REQUIRED TASK –
List every line in this data where the string "matplotlib" occurs.

AVAILABLE DATA –
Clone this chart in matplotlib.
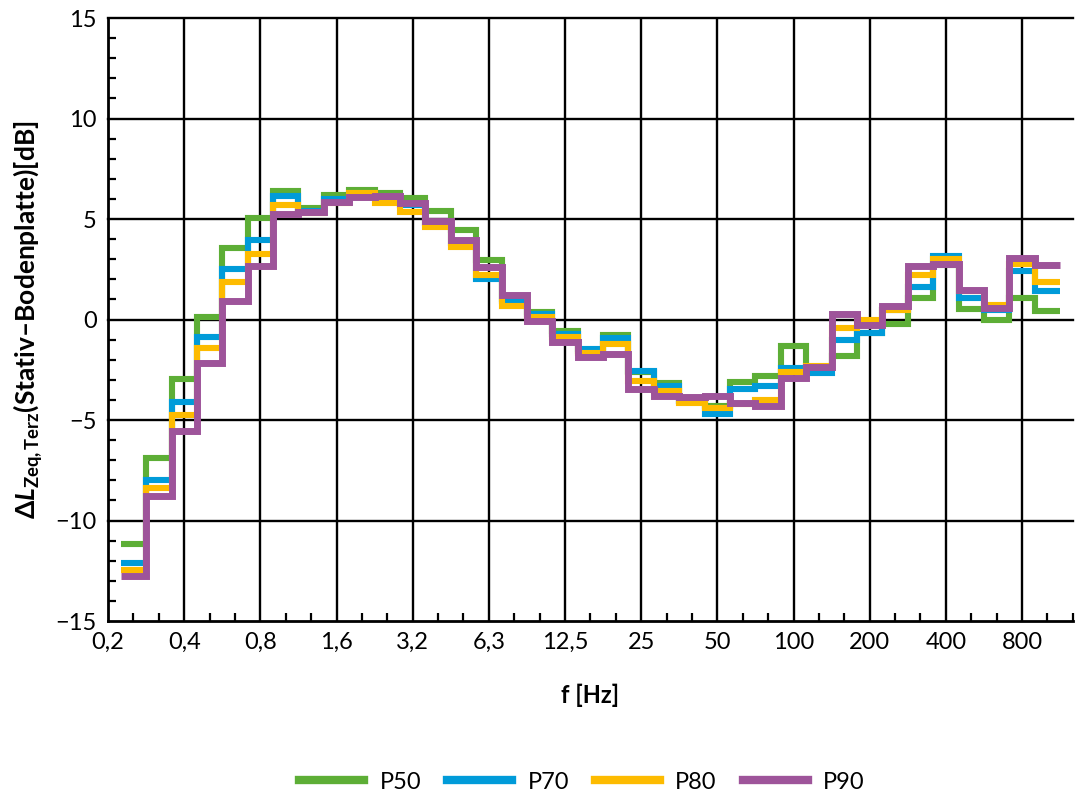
import numpy as np
import matplotlib
matplotlib.use("Agg")
import matplotlib.pyplot as plt
from matplotlib.ticker import FixedLocator, MultipleLocator, FuncFormatter

FONT = "Lato"
plt.rcParams["font.family"] = [FONT, "DejaVu Sans"]
plt.rcParams["mathtext.fontset"] = "custom"
plt.rcParams["mathtext.rm"] = f"{FONT}:bold"
plt.rcParams["mathtext.it"] = f"{FONT}:italic:bold"
plt.rcParams["mathtext.bf"] = f"{FONT}:bold"

# third-octave band labels (axis positions 0..38), data for 0.25 .. 1000 Hz
bands = ["0,2", "0,25", "0,315", "0,4", "0,5", "0,63", "0,8", "1", "1,25", "1,6",
         "2", "2,5", "3,2", "4", "5", "6,3", "8", "10", "12,5", "16", "20", "25",
         "31,5", "40", "50", "63", "80", "100", "125", "160", "200", "250", "315",
         "400", "500", "630", "800", "1000", "1250"]

p50 = [-11.15, -6.9, -2.95, 0.15, 3.55, 5.05, 6.4, 5.55, 6.2, 6.45, 6.3, 6.05,
       5.4, 4.45, 2.95, 1.0, 0.35, -0.55, -1.55, -0.75, -2.6, -3.15, -4.05, -4.3,
       -3.1, -2.8, -1.3, -2.4, -1.8, -0.65, -0.2, 1.05, 2.7, 0.5, 0.0, 1.05, 0.4]
p70 = [-12.1, -8.0, -4.1, -0.85, 2.5, 3.95, 6.15, 5.4, 6.0, 6.2, 6.1, 5.7,
       4.8, 3.8, 2.0, 0.9, 0.25, -0.7, -1.47, -0.9, -2.55, -3.3, -4.05, -4.7,
       -3.45, -3.3, -2.4, -2.65, -1.0, -0.67, 0.45, 1.6, 3.15, 1.05, 0.45, 2.4, 1.4]
p80 = [-12.45, -8.4, -4.75, -1.4, 1.88, 3.25, 5.7, 5.3, 5.8, 6.3, 5.8, 5.35,
       4.6, 3.6, 2.2, 0.65, 0.15, -0.85, -1.65, -1.22, -3.07, -3.55, -4.13, -4.42,
       -4.2, -4.0, -2.6, -2.3, -0.4, 0.0, 0.47, 2.2, 3.0, 1.4, 0.7, 2.75, 1.85]
p90 = [-12.75, -8.8, -5.55, -2.15, 0.9, 2.65, 5.25, 5.35, 5.85, 6.1, 6.15, 5.8,
       4.9, 3.95, 2.6, 1.2, -0.05, -1.1, -1.85, -1.7, -3.45, -3.8, -3.87, -3.8,
       -4.15, -4.3, -2.9, -2.35, 0.27, -0.25, 0.68, 2.68, 2.78, 1.45, 0.56, 3.05, 2.73]

series = [("P50", p50, "#5DAE36", 4.4), ("P70", p70, "#009BD9", 4.4),
          ("P80", p80, "#FDBB00", 4.4), ("P90", p90, "#9E549A", 5.0)]

fig = plt.figure(figsize=(10.88, 7.98), dpi=100)
ax = fig.add_axes([0.0993, 0.2218, 0.8867, 0.7556])

n = len(p50)
edges = np.arange(n + 1) + 0.5
for name, vals, col, lw in series:
    ax.stairs(vals, edges, baseline=None, color=col, linewidth=lw,
              label=name, zorder=3, joinstyle="miter")

ax.set_xlim(0, len(bands) - 1)
ax.set_ylim(-15, 15)

# grid
for y in range(-10, 16, 5):
    ax.axhline(y, color="black", lw=1.7, zorder=1, clip_on=False)
for x in range(3, len(bands) - 1, 3):
    ax.axvline(x, color="black", lw=1.7, zorder=1)

major = list(range(0, len(bands) - 1, 3))
ax.xaxis.set_major_locator(FixedLocator(major))
ax.xaxis.set_major_formatter(FuncFormatter(lambda v, p: bands[int(round(v))]))
ax.xaxis.set_minor_locator(MultipleLocator(1))
ax.yaxis.set_major_locator(MultipleLocator(5))
ax.yaxis.set_minor_locator(MultipleLocator(1))
ax.yaxis.set_major_formatter(FuncFormatter(lambda v, p: f"{v:.0f}".replace("-", "\u2212")))

ax.tick_params(which="both", direction="in", width=1.6, colors="black",
               labelsize=17)
ax.tick_params(which="major", length=0, pad=8)
ax.tick_params(which="minor", length=6)

for s in ["top", "right"]:
    ax.spines[s].set_visible(False)
for s in ["left", "bottom"]:
    ax.spines[s].set_linewidth(2)
    ax.spines[s].set_zorder(4)

ax.set_xlabel("f [Hz]", fontsize=17, fontweight="bold", labelpad=22)
ax.set_ylabel(r"$\Delta \mathit{L}_{\mathrm{Zeq,Terz}}$(Stativ–Bodenplatte)[dB]",
              fontsize=19, fontweight="bold", labelpad=8)

leg = fig.legend(loc="center", bbox_to_anchor=(0.535, 0.02), ncol=4, frameon=False,
                 fontsize=17, handlelength=2.75, columnspacing=1.1, handletextpad=0.65)
for h in leg.legend_handles:
    h.set_linewidth(6)

fig.savefig("out.png", dpi=100)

EXERCISE RESULT –
Clone this chart in matplotlib.
import matplotlib
matplotlib.use("Agg")
import matplotlib.pyplot as plt
from matplotlib.ticker import FixedLocator, MultipleLocator, FuncFormatter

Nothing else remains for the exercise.